Filter before computing: For large tables, use WHERE to narrow the scope first, then compute similarity, avoiding unnecessary API calls.

Examples

Basic Usage

-- Semantically similar texts SELECT AI_SIMILARITY('endpoint:text-embedding-v4', 'white top', 'white shirt'); -- Returns: approximately 0.8097 -- Semantically unrelated texts SELECT AI_SIMILARITY('endpoint:text-embedding-v4', 'white top', 'bluetooth headphones'); -- Returns: approximately 0.2640 -- Identical texts SELECT AI_SIMILARITY('endpoint:text-embedding-v4', 'white top', 'white top'); -- Returns: 1.0

Cross-Language Similarity

-- Chinese-English semantic matching SELECT AI_SIMILARITY('endpoint:text-embedding-v4', '我喜欢这道菜', 'I like this dish'); -- Returns: approximately 0.7513

Semantic Search (Sorted by Similarity)

SELECT product_name, AI_SIMILARITY('endpoint:text-embedding-v4', product_name, 'lightweight laptop') AS score FROM products ORDER BY score DESC LIMIT 5;

Similarity Threshold Filtering

-- Return only products highly relevant to the query SELECT product_name FROM products WHERE AI_SIMILARITY('endpoint:text-embedding-v4', product_name, 'white top') > 0.7;

Text Deduplication (Find Near-Duplicates)

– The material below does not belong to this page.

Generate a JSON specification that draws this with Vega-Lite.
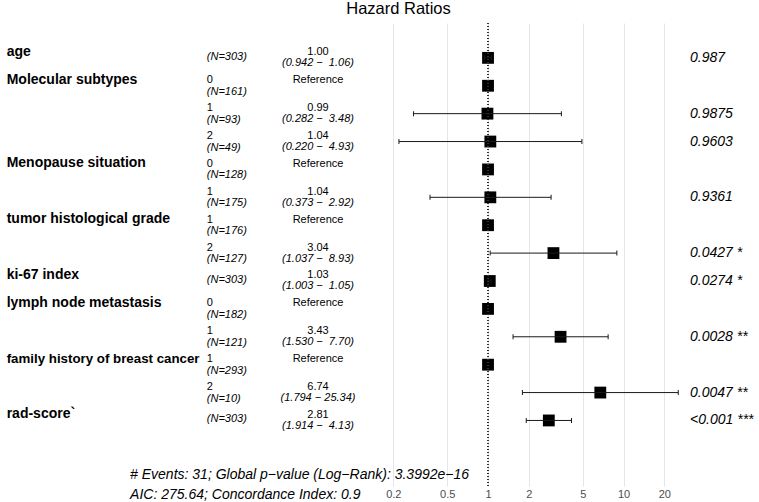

SELECT a.title, b.title, AI_SIMILARITY('endpoint:text-embedding-v4', a.title, b.title) AS sim FROM articles a JOIN articles b ON a.id < b.id WHERE AI_SIMILARITY('endpoint:text-embedding-v4', a.title, b.title) > 0.95;

Using a CTE to Avoid Redundant Calls

WITH scored AS ( SELECT product_id, product_name, AI_SIMILARITY('endpoint:text-embedding-v4', product_name, 'running shoes') AS score FROM products ) SELECT * FROM scored WHERE score > 0.6 ORDER BY score DESC;

Using an API Connection

SELECT AI_SIMILARITY('cz_bailian:text-embedding-v4', 'white top', 'white shirt'); -- Returns: approximately 0.8097 (same result as endpoint source)

Limitations

model parameter is required: Omitting it causes the error AI function must have at least two arguments.
Invalid model format causes an error: model must use 'endpoint:<name>' or '<connection_name>:<model_name>' format; incorrect format causes Invalid model coordinates.
Text input only: Image input is not supported; use AI_EXTRACT for image processing.
Input length is model-limited: Input text length is limited by the underlying embedding model's context window.
Quota limits: Subject to AI Gateway tenant monthly token quota limits; when quota is exceeded, the entire query fails with Tenant quota exceeded: Monthly quota limit....
Non-existent Endpoint causes an error: Error message is No available endpoints found; check that the endpoint name is correct.